Images are not part of the copy; write out the rest of the data exactly as given.

═════ Raw data

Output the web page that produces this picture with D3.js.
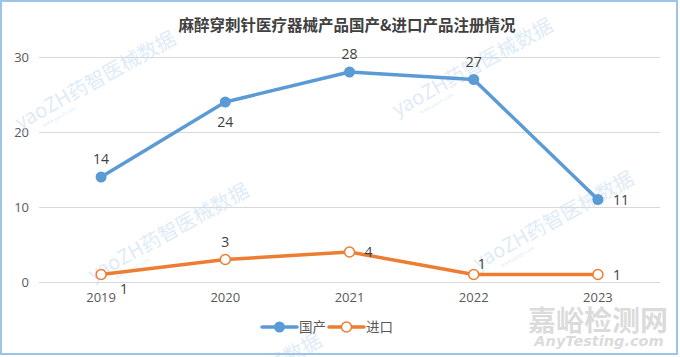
<!DOCTYPE html>
<html><head><meta charset="utf-8">
<script src="https://cdn.jsdelivr.net/npm/d3@7"></script>
<style>
html,body{margin:0;padding:0;background:#fff;}
svg{display:block;}
</style></head>
<body>
<svg id="chart" width="680" height="357"></svg>
<script>
const title = "麻醉穿刺针医疗器械产品国产&进口产品注册情况";
const categories = ["2019","2020","2021","2022","2023"];
const domestic = [14,24,28,27,11];
const imported = [1,3,4,1,1];
const seriesNames = ["国产","进口"];
const yTicks = [0,10,20,30];
// label placement (style, not data)
const domesticLabelPos = ["above","below","above","above","right"];
const importedLabelPos = ["belowright","above","right","aboveright","right"];

const W = 680, H = 357;
const svg = d3.select("#chart");
const font = "'Open Sans','Noto Sans','Noto Sans CJK SC',sans-serif";
const cjk = "'Noto Sans CJK SC','Noto Sans',sans-serif";
const blue = "#5b9bd5", orange = "#ed7d31";

svg.append("rect").attr("x",0).attr("y",0).attr("width",W).attr("height",H).attr("fill","#fff");

const x = d3.scaleBand().domain(categories).range([39,660]);
const y = d3.scaleLinear().domain([0,30]).range([282,57]);
const cx = c => x(c) + x.bandwidth()/2;

// grid
const grid = svg.append("g").attr("transform","translate(39,0)")
  .call(d3.axisLeft(y).tickValues(yTicks).tickSize(-(660-39)).tickFormat(""));
grid.select(".domain").remove();
grid.selectAll("line").attr("stroke","#d9d9d9").attr("stroke-width",1);

// y tick labels
const yAx = svg.append("g").attr("transform","translate(39,0)")
  .call(d3.axisLeft(y).tickValues(yTicks).tickSize(0).tickPadding(10));
yAx.select(".domain").remove();
yAx.selectAll("text").attr("font-family",font).attr("font-size",13).attr("fill","#595959");

// x labels
const xAx = svg.append("g").attr("transform","translate(0,282)")
  .call(d3.axisBottom(x).tickSize(0).tickPadding(11));
xAx.select(".domain").remove();
xAx.selectAll("text").attr("font-family",font).attr("font-size",13).attr("fill","#595959");

// watermarks
const wm = svg.append("g").attr("pointer-events","none");
const wmStarts = [[20,130],[397,117],[93,282],[478,270],[166,432]];
wmStarts.forEach(([sx,sy])=>{
  const g = wm.append("g").attr("transform",`translate(${sx},${sy}) rotate(-29)`);
  g.append("text").attr("font-family",cjk).attr("font-size",20)
    .attr("fill","#c9def3").attr("fill-opacity",0.6).text("yaoZH药智医械数据");
  g.append("text").attr("x",22).attr("y",9).attr("font-family",font).attr("font-size",5)
    .attr("fill","#c9def3").attr("fill-opacity",0.7).text("www.yaozh.com");
});

// lines
const line = d3.line().x((d,i)=>cx(categories[i])).y(d=>y(d));
svg.append("path").datum(domestic).attr("d",line).attr("fill","none")
  .attr("stroke",blue).attr("stroke-width",3.5).attr("stroke-linejoin","round").attr("stroke-linecap","round");
svg.append("path").datum(imported).attr("d",line).attr("fill","none")
  .attr("stroke",orange).attr("stroke-width",3.5).attr("stroke-linejoin","round").attr("stroke-linecap","round");

svg.append("g").selectAll("circle").data(domestic).join("circle")
  .attr("cx",(d,i)=>cx(categories[i])).attr("cy",d=>y(d)).attr("r",5.5).attr("fill",blue);
svg.append("g").selectAll("circle").data(imported).join("circle")
  .attr("cx",(d,i)=>cx(categories[i])).attr("cy",d=>y(d)).attr("r",5).attr("fill","#fff")
  .attr("stroke",orange).attr("stroke-width",1.5);

function offs(p){
  switch(p){
    case "above": return [0,-13,"middle"];
    case "below": return [0,25,"middle"];
    case "right": return [15,5,"start"];
    case "belowright": return [19,19,"start"];
    case "aboveright": return [4,-6,"start"];
  }
}
function labels(data,pos){
  svg.append("g").selectAll("text").data(data).join("text")
    .attr("x",(d,i)=>cx(categories[i])+offs(pos[i])[0])
    .attr("y",(d,i)=>y(d)+offs(pos[i])[1])
    .attr("text-anchor",(d,i)=>offs(pos[i])[2])
    .attr("font-family",font).attr("font-size",14).attr("fill","#404040")
    .text(d=>d);
}
labels(domestic,domesticLabelPos);
labels(imported,importedLabelPos);

// title
svg.append("text").attr("x",347).attr("y",31).attr("text-anchor","middle")
  .attr("font-family",cjk).attr("font-weight","bold").attr("font-size",15.5).attr("fill","#404040")
  .text(title);

// legend
const lg = svg.append("g");
const legendItems = [
  {name:seriesNames[0], color:blue, filled:true, x0:262},
  {name:seriesNames[1], color:orange, filled:false, x0:329}
];
legendItems.forEach(it=>{
  lg.append("line").attr("x1",it.x0).attr("x2",it.x0+35).attr("y1",327).attr("y2",327)
    .attr("stroke",it.color).attr("stroke-width",3.5).attr("stroke-linecap","round");
  lg.append("circle").attr("cx",it.x0+17.5).attr("cy",327).attr("r",it.filled?5.5:5)
    .attr("fill",it.filled?it.color:"#fff").attr("stroke",it.filled?"none":it.color).attr("stroke-width",1.5);
  lg.append("text").attr("x",it.x0+37).attr("y",332).attr("font-family",cjk).attr("font-size",13.5)
    .attr("fill","#595959").text(it.name);
});

// AnyTesting logo
svg.append("text").attr("x",598).attr("y",331).attr("text-anchor","middle")
  .attr("font-family",cjk).attr("font-weight","bold").attr("font-size",28).attr("fill","#d5d5d5")
  .attr("fill-opacity",0.85).text("嘉峪检测网");
svg.append("text").attr("x",599).attr("y",346).attr("text-anchor","middle")
  .attr("font-family","'DejaVu Sans',sans-serif").attr("font-style","italic").attr("font-weight","bold")
  .attr("font-size",14.5).attr("fill","#d5d5d5").attr("fill-opacity",0.85).text("AnyTesting.com");

// frame
svg.append("rect").attr("x",1).attr("y",1).attr("width",676).attr("height",353)
  .attr("fill","none").attr("stroke","#9dc3e6").attr("stroke-width",2);
</script>
</body></html>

══════════

**Response:**
Output the web page that produces this picture with D3.js.
<!DOCTYPE html>
<html><head><meta charset="utf-8">
<script src="https://cdn.jsdelivr.net/npm/d3@7"></script>
<style>
html,body{margin:0;padding:0;background:#fff;}
svg{display:block;}
</style></head>
<body>
<svg id="chart" width="680" height="357"></svg>
<script>
const title = "麻醉穿刺针医疗器械产品国产&进口产品注册情况";
const categories = ["2019","2020","2021","2022","2023"];
const domestic = [14,24,28,27,11];
const imported = [1,3,4,1,1];
const seriesNames = ["国产","进口"];
const yTicks = [0,10,20,30];
// label placement (style, not data)
const domesticLabelPos = ["above","below","above","above","right"];
const importedLabelPos = ["belowright","above","right","aboveright","right"];

const W = 680, H = 357;
const svg = d3.select("#chart");
const font = "'Open Sans','Noto Sans','Noto Sans CJK SC',sans-serif";
const cjk = "'Noto Sans CJK SC','Noto Sans',sans-serif";
const blue = "#5b9bd5", orange = "#ed7d31";

svg.append("rect").attr("x",0).attr("y",0).attr("width",W).attr("height",H).attr("fill","#fff");

const x = d3.scaleBand().domain(categories).range([39,660]);
const y = d3.scaleLinear().domain([0,30]).range([282,57]);
const cx = c => x(c) + x.bandwidth()/2;

// grid
const grid = svg.append("g").attr("transform","translate(39,0)")
  .call(d3.axisLeft(y).tickValues(yTicks).tickSize(-(660-39)).tickFormat(""));
grid.select(".domain").remove();
grid.selectAll("line").attr("stroke","#d9d9d9").attr("stroke-width",1);

// y tick labels
const yAx = svg.append("g").attr("transform","translate(39,0)")
  .call(d3.axisLeft(y).tickValues(yTicks).tickSize(0).tickPadding(10));
yAx.select(".domain").remove();
yAx.selectAll("text").attr("font-family",font).attr("font-size",13).attr("fill","#595959");

// x labels
const xAx = svg.append("g").attr("transform","translate(0,282)")
  .call(d3.axisBottom(x).tickSize(0).tickPadding(11));
xAx.select(".domain").remove();
xAx.selectAll("text").attr("font-family",font).attr("font-size",13).attr("fill","#595959");

// watermarks
const wm = svg.append("g").attr("pointer-events","none");
const wmStarts = [[20,130],[397,117],[93,282],[478,270],[166,432]];
wmStarts.forEach(([sx,sy])=>{
  const g = wm.append("g").attr("transform",`translate(${sx},${sy}) rotate(-29)`);
  g.append("text").attr("font-family",cjk).attr("font-size",20)
    .attr("fill","#c9def3").attr("fill-opacity",0.6).text("yaoZH药智医械数据");
  g.append("text").attr("x",22).attr("y",9).attr("font-family",font).attr("font-size",5)
    .attr("fill","#c9def3").attr("fill-opacity",0.7).text("www.yaozh.com");
});

// lines
const line = d3.line().x((d,i)=>cx(categories[i])).y(d=>y(d));
svg.append("path").datum(domestic).attr("d",line).attr("fill","none")
  .attr("stroke",blue).attr("stroke-width",3.5).attr("stroke-linejoin","round").attr("stroke-linecap","round");
svg.append("path").datum(imported).attr("d",line).attr("fill","none")
  .attr("stroke",orange).attr("stroke-width",3.5).attr("stroke-linejoin","round").attr("stroke-linecap","round");

svg.append("g").selectAll("circle").data(domestic).join("circle")
  .attr("cx",(d,i)=>cx(categories[i])).attr("cy",d=>y(d)).attr("r",5.5).attr("fill",blue);
svg.append("g").selectAll("circle").data(imported).join("circle")
  .attr("cx",(d,i)=>cx(categories[i])).attr("cy",d=>y(d)).attr("r",5).attr("fill","#fff")
  .attr("stroke",orange).attr("stroke-width",1.5);

function offs(p){
  switch(p){
    case "above": return [0,-13,"middle"];
    case "below": return [0,25,"middle"];
    case "right": return [15,5,"start"];
    case "belowright": return [19,19,"start"];
    case "aboveright": return [4,-6,"start"];
  }
}
function labels(data,pos){
  svg.append("g").selectAll("text").data(data).join("text")
    .attr("x",(d,i)=>cx(categories[i])+offs(pos[i])[0])
    .attr("y",(d,i)=>y(d)+offs(pos[i])[1])
    .attr("text-anchor",(d,i)=>offs(pos[i])[2])
    .attr("font-family",font).attr("font-size",14).attr("fill","#404040")
    .text(d=>d);
}
labels(domestic,domesticLabelPos);
labels(imported,importedLabelPos);

// title
svg.append("text").attr("x",347).attr("y",31).attr("text-anchor","middle")
  .attr("font-family",cjk).attr("font-weight","bold").attr("font-size",15.5).attr("fill","#404040")
  .text(title);

// legend
const lg = svg.append("g");
const legendItems = [
  {name:seriesNames[0], color:blue, filled:true, x0:262},
  {name:seriesNames[1], color:orange, filled:false, x0:329}
];
legendItems.forEach(it=>{
  lg.append("line").attr("x1",it.x0).attr("x2",it.x0+35).attr("y1",327).attr("y2",327)
    .attr("stroke",it.color).attr("stroke-width",3.5).attr("stroke-linecap","round");
  lg.append("circle").attr("cx",it.x0+17.5).attr("cy",327).attr("r",it.filled?5.5:5)
    .attr("fill",it.filled?it.color:"#fff").attr("stroke",it.filled?"none":it.color).attr("stroke-width",1.5);
  lg.append("text").attr("x",it.x0+37).attr("y",332).attr("font-family",cjk).attr("font-size",13.5)
    .attr("fill","#595959").text(it.name);
});

// AnyTesting logo
svg.append("text").attr("x",598).attr("y",331).attr("text-anchor","middle")
  .attr("font-family",cjk).attr("font-weight","bold").attr("font-size",28).attr("fill","#d5d5d5")
  .attr("fill-opacity",0.85).text("嘉峪检测网");
svg.append("text").attr("x",599).attr("y",346).attr("text-anchor","middle")
  .attr("font-family","'DejaVu Sans',sans-serif").attr("font-style","italic").attr("font-weight","bold")
  .attr("font-size",14.5).attr("fill","#d5d5d5").attr("fill-opacity",0.85).text("AnyTesting.com");

// frame
svg.append("rect").attr("x",1).attr("y",1).attr("width",676).attr("height",353)
  .attr("fill","none").attr("stroke","#9dc3e6").attr("stroke-width",2);
</script>
</body></html>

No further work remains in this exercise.